Rather than honor the $1.4 billion in redemptions, or 14% of the $10 billion flagship hedge fund at Paul Tudor Jones' asset management firm on Dec. 31, the company will delay making those payments until March 31, 2009, in hopes that the market will improve and assets can be sold for higher values. Normally, the fund honors redemptions once each quarter.

Tudor Jones told investors in a letter: "While Tudor BVI currently has more than $6 billion in cash, this redemption level has led us to examine the fund's liquid and illiquid positions as it relates both to making redemption payments and to the future direction of the fund."

The fund will join a handful of other hedge funds that are delaying redemptions, including Deephaven Capital Management and Blue Mountain Capital Management.

Man Group Expects Inflows to Return by 2Q09

The "perfect storm" of high volatility, withdrawals and liquidity problems that has hit hedge funds will soon subside, Man Group CEO Peter Clarke told the Hedge Fund World Zurich conference. In fact, hedge funds could turn the corner as early as the second quarter of next year, Clarke said.

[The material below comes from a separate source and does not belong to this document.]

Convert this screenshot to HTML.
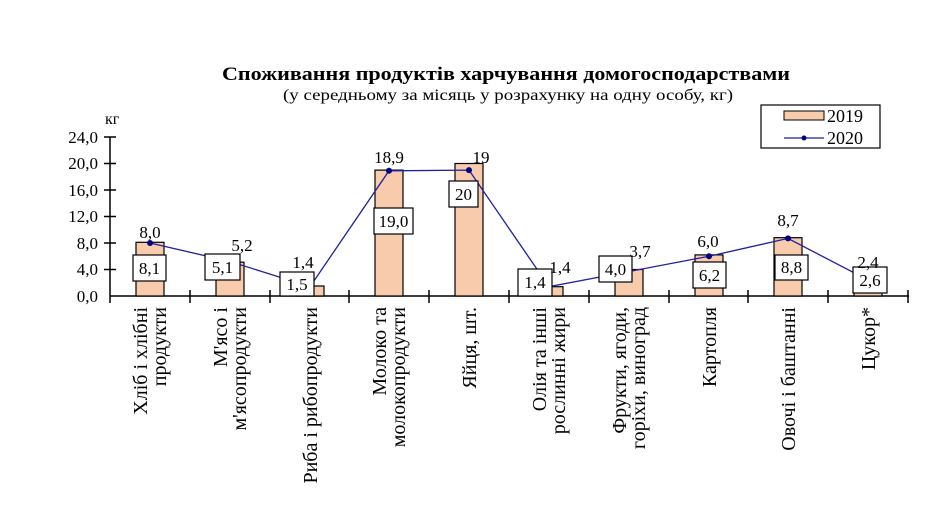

"By the end of the first quarter, anyone who has to get out is out, and anywhere around there, I think we will see the beginnings of institutional inflows into the hedge fund community," he said.

Clarke also said that in light of the strong returns that hedge funds have enjoyed in recent years, this year's difficulties are merely a temporary setback.

That said, Man Research Director Thomas della Casa said there will be large-scale consolidation in the hedge fund industry, with the number of funds shrinking by about 50% from its current 10,000 level to 5,000. The largest funds are the likeliest to come through this storm, della Casa said.

Through October, hedge funds have averaged declines of 15% year-to-date, while hedge funds-of-funds are down 19% in that timeframe, according to Hedge Fund Research. Separately, Morgan Stanley estimates that hedge fund assets could fall as much as 45% by the end of the year to $1.1 trillion, down from $1.9 trillion in June.